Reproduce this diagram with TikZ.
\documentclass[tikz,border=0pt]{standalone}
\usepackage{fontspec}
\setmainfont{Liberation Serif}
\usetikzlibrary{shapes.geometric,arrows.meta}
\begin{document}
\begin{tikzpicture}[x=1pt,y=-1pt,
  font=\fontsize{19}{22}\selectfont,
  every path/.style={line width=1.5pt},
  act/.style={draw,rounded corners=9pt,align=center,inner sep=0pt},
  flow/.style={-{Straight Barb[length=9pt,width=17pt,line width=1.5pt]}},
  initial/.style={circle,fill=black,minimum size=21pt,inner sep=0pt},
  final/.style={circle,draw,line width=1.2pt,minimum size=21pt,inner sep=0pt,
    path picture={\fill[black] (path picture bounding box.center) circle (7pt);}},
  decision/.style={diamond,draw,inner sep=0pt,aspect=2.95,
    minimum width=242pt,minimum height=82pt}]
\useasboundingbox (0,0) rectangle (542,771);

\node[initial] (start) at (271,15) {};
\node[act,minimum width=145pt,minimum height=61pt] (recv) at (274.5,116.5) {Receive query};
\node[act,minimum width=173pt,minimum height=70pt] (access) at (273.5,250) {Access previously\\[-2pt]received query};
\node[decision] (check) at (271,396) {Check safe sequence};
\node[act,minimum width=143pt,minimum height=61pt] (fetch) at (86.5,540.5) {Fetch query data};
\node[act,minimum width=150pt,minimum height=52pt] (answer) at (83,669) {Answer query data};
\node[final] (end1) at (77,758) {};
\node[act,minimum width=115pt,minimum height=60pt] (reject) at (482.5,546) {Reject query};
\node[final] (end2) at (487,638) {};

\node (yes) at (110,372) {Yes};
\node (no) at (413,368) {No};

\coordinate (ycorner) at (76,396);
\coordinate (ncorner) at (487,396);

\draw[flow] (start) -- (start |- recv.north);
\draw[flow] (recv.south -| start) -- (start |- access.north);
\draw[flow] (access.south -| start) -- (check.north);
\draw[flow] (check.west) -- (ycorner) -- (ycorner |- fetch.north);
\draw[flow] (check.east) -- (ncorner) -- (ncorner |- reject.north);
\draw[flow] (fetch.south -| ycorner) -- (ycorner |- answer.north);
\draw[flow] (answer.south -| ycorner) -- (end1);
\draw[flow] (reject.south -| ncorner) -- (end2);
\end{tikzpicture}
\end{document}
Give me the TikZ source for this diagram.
==========
Of the lines above, how many hold the word "diagram"? Say the number alone.

2